Job: In the data that follows, count the lines in which the word "this" occurs, and report that figure alone.

Data provided:

***

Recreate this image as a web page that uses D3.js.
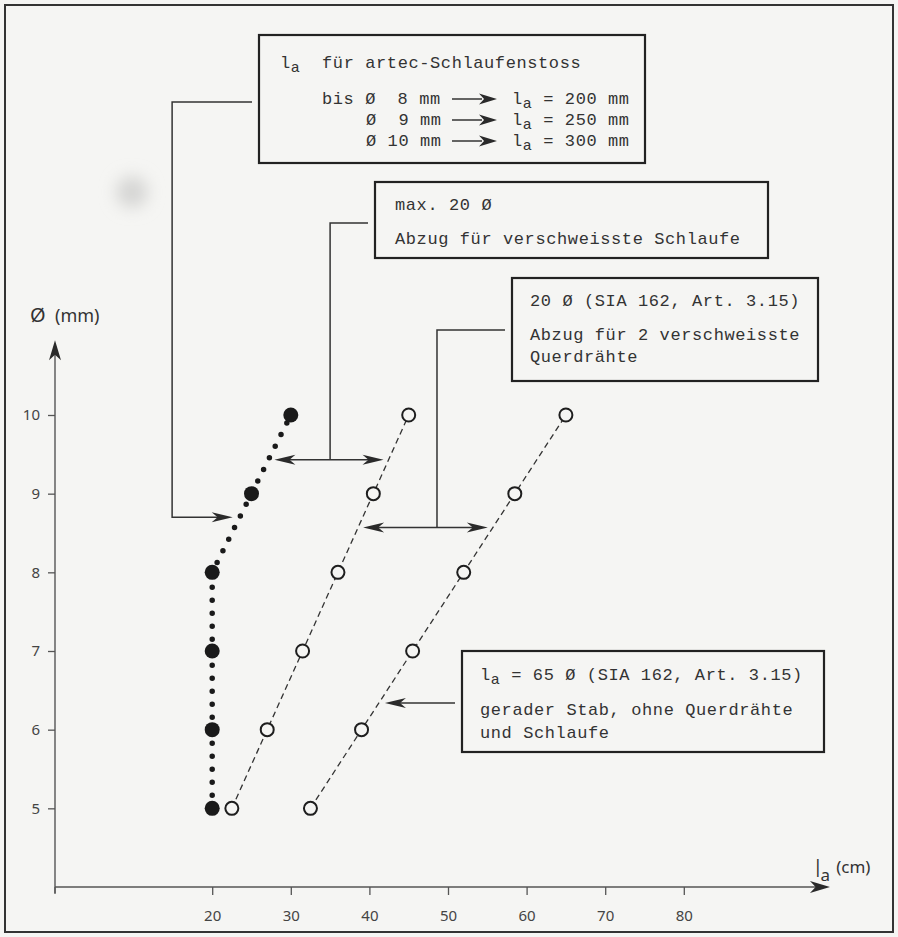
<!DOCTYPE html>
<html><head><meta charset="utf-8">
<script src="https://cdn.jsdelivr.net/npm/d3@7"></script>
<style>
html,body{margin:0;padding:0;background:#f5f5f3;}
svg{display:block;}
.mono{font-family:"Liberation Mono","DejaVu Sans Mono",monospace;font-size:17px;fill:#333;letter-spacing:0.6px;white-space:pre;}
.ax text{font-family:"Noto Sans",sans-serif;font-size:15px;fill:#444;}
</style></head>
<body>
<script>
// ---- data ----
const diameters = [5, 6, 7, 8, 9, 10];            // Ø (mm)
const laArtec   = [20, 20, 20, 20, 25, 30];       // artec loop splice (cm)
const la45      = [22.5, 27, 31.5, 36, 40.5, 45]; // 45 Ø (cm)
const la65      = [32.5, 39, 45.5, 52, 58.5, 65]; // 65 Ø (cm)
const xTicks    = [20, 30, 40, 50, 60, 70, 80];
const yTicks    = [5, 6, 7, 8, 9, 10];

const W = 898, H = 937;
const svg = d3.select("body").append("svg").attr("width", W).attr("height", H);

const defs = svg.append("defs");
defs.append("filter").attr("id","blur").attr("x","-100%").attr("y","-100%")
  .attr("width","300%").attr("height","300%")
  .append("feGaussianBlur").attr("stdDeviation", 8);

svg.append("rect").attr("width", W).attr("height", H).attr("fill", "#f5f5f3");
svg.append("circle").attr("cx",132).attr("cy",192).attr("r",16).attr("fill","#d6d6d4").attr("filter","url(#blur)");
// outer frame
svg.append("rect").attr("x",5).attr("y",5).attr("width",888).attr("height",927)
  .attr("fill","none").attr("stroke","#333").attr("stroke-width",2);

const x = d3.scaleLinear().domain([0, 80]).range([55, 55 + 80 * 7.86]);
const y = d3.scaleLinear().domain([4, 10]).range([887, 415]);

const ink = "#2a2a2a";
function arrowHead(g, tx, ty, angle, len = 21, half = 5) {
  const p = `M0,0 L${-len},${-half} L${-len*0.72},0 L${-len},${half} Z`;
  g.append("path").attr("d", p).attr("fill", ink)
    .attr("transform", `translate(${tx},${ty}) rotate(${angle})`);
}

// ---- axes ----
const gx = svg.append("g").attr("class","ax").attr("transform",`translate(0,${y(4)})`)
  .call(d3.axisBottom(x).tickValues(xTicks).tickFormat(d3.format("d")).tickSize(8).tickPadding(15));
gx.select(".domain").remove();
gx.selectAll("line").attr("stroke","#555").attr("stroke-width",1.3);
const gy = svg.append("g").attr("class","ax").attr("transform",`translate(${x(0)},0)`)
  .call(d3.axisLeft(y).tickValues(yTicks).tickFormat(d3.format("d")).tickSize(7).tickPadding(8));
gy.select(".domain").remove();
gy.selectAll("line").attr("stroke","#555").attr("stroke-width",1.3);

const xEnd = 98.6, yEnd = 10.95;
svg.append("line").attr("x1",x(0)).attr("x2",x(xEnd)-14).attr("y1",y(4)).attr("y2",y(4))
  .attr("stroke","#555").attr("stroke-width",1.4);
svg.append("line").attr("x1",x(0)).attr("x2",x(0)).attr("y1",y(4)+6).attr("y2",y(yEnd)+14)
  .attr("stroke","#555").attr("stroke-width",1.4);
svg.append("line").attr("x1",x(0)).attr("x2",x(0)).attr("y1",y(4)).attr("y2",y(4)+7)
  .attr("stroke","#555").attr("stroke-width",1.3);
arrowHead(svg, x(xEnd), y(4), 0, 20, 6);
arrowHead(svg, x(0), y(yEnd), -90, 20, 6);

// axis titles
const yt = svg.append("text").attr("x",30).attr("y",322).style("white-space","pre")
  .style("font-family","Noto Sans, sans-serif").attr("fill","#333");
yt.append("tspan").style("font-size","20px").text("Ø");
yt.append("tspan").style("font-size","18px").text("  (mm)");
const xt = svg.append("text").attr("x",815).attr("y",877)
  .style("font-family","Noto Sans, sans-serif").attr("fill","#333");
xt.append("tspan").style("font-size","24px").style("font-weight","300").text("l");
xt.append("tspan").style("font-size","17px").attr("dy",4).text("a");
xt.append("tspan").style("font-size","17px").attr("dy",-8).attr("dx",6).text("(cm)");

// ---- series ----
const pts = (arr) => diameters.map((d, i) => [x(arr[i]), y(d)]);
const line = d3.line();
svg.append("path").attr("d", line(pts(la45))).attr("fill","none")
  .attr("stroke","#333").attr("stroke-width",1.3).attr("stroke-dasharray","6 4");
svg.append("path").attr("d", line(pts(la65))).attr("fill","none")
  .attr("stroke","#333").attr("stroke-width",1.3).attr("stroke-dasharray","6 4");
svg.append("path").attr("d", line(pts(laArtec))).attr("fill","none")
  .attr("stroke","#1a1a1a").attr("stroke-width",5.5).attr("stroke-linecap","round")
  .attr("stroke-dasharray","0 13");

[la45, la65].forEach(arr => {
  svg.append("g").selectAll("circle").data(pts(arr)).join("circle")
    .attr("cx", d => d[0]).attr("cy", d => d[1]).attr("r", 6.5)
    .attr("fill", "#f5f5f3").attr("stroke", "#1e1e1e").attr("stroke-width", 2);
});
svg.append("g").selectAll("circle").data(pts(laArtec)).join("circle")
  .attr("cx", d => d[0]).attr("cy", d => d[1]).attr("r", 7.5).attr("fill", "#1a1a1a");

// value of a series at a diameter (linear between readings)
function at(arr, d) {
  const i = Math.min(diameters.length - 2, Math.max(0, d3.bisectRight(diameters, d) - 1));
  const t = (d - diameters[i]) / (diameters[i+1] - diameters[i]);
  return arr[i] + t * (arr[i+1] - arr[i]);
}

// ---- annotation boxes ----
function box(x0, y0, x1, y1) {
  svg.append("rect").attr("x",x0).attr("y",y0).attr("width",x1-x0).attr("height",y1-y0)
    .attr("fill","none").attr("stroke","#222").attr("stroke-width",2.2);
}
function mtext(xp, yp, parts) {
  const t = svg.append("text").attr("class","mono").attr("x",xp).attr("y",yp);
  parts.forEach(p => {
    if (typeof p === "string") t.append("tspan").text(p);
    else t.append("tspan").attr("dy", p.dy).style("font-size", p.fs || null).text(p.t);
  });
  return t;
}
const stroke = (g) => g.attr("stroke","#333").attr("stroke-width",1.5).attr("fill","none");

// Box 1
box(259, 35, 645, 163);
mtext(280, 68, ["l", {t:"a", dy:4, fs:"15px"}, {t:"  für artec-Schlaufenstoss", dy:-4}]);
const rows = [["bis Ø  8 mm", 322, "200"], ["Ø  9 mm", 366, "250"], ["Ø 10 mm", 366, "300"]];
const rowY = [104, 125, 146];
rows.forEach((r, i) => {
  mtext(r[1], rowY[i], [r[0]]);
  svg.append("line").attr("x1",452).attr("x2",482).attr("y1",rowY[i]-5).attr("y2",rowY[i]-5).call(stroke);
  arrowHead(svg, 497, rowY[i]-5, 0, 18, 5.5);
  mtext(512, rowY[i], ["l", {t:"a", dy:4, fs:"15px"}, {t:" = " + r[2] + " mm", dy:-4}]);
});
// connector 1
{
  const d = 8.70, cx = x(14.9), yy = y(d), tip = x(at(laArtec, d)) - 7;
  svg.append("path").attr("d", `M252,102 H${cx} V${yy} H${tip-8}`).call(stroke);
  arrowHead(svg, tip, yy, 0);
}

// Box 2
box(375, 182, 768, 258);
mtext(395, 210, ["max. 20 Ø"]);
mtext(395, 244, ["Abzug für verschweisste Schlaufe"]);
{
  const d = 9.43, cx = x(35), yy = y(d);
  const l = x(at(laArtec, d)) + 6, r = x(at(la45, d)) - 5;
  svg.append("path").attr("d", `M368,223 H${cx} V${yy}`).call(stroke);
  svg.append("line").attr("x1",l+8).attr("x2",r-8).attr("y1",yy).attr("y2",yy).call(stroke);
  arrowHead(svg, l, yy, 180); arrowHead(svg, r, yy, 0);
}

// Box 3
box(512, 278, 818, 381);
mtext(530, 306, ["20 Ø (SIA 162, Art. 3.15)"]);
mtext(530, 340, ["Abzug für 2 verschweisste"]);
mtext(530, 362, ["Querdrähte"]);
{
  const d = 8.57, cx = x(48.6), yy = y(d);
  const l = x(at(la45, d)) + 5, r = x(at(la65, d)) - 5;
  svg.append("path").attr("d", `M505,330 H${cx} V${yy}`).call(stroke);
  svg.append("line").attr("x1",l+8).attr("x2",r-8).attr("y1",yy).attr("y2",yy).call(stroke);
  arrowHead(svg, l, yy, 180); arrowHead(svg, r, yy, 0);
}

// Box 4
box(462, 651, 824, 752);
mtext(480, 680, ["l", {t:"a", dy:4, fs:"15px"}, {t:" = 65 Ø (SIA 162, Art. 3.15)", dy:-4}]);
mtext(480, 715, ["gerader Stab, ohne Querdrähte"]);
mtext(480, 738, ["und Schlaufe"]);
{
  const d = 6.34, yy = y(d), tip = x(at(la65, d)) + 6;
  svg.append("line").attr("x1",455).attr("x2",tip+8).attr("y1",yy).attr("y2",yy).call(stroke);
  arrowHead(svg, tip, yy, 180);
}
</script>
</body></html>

***

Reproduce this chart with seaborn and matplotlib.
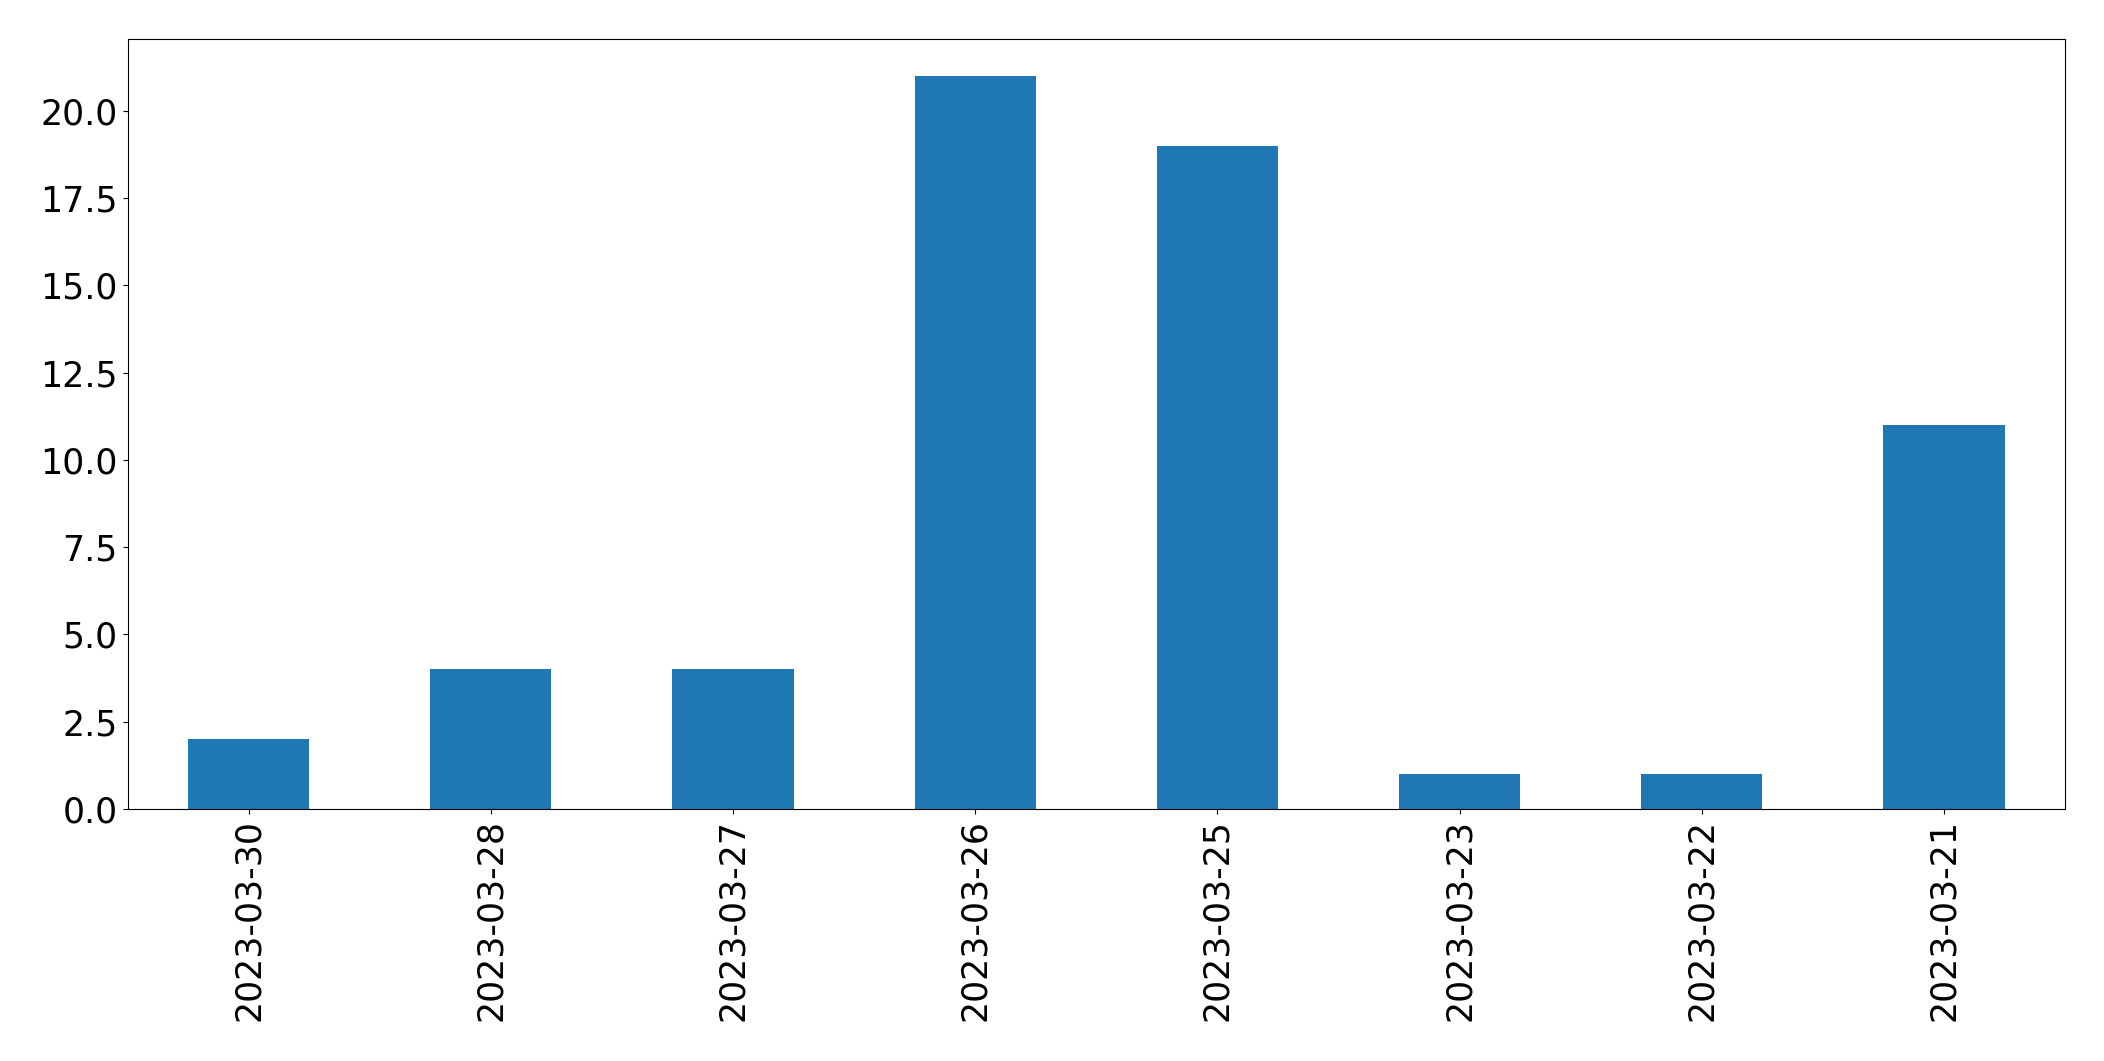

***

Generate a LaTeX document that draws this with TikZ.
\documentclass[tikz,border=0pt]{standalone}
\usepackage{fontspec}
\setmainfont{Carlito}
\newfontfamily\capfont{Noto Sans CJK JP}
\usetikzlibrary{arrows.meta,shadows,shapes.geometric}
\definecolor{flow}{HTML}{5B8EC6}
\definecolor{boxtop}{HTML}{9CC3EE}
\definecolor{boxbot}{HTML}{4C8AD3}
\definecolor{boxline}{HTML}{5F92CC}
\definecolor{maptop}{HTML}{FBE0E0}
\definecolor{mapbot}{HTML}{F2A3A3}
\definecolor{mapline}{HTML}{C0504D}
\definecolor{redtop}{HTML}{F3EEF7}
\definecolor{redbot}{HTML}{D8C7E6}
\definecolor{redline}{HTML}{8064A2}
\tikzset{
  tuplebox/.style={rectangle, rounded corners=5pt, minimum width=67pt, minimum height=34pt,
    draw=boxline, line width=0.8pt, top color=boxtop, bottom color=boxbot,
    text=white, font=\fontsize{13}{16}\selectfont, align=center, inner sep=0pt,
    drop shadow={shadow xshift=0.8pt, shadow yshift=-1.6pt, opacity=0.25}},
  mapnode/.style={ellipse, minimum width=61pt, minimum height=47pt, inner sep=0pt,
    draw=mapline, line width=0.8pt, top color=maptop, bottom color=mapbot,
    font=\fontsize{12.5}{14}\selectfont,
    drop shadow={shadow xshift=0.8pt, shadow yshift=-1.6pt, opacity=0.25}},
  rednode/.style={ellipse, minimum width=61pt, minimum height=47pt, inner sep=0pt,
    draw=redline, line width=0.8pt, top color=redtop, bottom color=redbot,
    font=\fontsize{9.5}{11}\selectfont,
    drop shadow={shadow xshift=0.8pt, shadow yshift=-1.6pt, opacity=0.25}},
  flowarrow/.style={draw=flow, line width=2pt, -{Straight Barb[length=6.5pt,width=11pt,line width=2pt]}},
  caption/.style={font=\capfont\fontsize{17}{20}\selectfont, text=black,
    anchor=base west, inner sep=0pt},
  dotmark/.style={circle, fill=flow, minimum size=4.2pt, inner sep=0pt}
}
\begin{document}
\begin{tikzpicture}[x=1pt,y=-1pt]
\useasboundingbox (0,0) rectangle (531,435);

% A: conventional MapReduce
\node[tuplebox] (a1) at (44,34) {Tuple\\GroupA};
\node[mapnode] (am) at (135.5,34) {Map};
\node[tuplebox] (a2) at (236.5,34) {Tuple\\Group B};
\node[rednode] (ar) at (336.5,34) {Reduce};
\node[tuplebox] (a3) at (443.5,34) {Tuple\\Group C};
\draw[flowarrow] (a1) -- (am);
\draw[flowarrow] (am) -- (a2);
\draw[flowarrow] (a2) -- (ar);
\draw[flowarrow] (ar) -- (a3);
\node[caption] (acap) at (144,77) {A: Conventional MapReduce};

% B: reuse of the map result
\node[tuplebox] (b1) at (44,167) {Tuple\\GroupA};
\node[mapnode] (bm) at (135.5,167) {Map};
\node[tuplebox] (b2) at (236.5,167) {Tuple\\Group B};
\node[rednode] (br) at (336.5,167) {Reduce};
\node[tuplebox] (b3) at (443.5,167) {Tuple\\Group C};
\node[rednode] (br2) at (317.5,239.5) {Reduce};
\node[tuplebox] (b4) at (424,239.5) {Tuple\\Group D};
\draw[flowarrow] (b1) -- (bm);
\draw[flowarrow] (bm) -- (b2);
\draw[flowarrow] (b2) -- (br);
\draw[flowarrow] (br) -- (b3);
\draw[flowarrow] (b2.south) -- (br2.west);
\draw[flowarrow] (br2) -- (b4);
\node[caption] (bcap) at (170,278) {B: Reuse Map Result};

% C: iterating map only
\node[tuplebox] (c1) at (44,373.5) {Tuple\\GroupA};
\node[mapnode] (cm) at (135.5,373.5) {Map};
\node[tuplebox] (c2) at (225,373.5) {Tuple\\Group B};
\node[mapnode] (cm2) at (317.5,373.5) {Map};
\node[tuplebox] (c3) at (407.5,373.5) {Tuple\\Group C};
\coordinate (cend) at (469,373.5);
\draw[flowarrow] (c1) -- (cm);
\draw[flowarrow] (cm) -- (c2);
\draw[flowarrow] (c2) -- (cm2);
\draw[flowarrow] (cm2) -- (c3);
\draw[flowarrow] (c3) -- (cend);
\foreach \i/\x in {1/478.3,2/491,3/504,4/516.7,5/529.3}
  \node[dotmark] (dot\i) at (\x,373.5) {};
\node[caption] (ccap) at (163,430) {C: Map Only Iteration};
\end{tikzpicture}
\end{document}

***

Exercise answer: 3